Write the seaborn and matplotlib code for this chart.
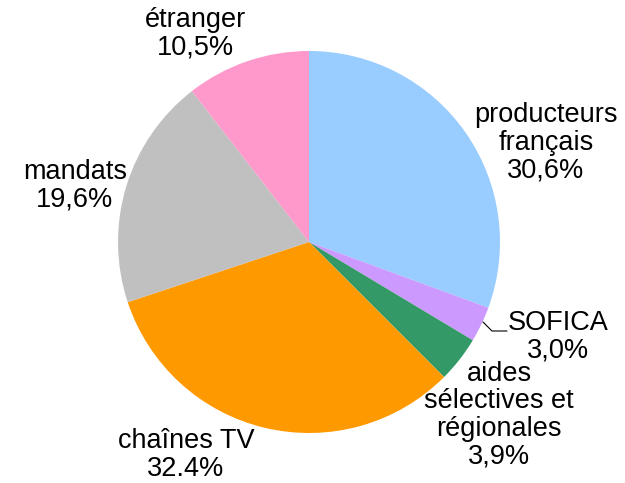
import matplotlib
matplotlib.use("Agg")
import matplotlib.pyplot as plt
import seaborn as sns

sns.set_theme(style="white")
plt.rcParams["font.family"] = ["Liberation Sans", "DejaVu Sans"]

# parts of the financing, clockwise from 12 o'clock
labels = ["producteurs\nfrançais", "SOFICA", "aides\nsélectives et\nrégionales",
          "chaînes TV", "mandats", "étranger"]
pct_text = ["30,6%", "3,0%", "3,9%", "32.4%", "19,6%", "10,5%"]
shares = [30.6, 3.0, 3.9, 32.4, 19.6, 10.5]
colors = ["#99CCFF", "#CC99FF", "#339966", "#FF9900", "#C0C0C0", "#FF99CC"]

# label anchor points in pixel space (x, y from top)
label_pos = [(546, 143), (558, 337), (499, 415), (186, 455), (75, 186), (195, 34)]

fig = plt.figure(figsize=(6.25, 4.83), dpi=100)
ax = fig.add_axes([0, 0, 1, 1])
H = 483
ax.pie(shares, colors=colors, startangle=90, counterclock=False,
       center=(309, H - 242), radius=191,
       wedgeprops={"linewidth": 0})
ax.set_xlim(0, 625)
ax.set_ylim(0, H)
ax.set_aspect("equal")
ax.axis("off")

for lab, p, (x, y) in zip(labels, pct_text, label_pos):
    ax.text(x, H - y, f"{lab}\n{p}", ha="center", va="center",
            fontsize=19.5, color="black", linespacing=1.08)

# leader line for SOFICA
ax.plot([483, 492, 507], [H - 322, H - 331, H - 331], color="black", lw=0.8)

fig.savefig("out.png", dpi=100)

══════════════════════════════

Copy each line of the preceding data that contains the string "seaborn".

Write the seaborn and matplotlib code for this chart.
import seaborn as sns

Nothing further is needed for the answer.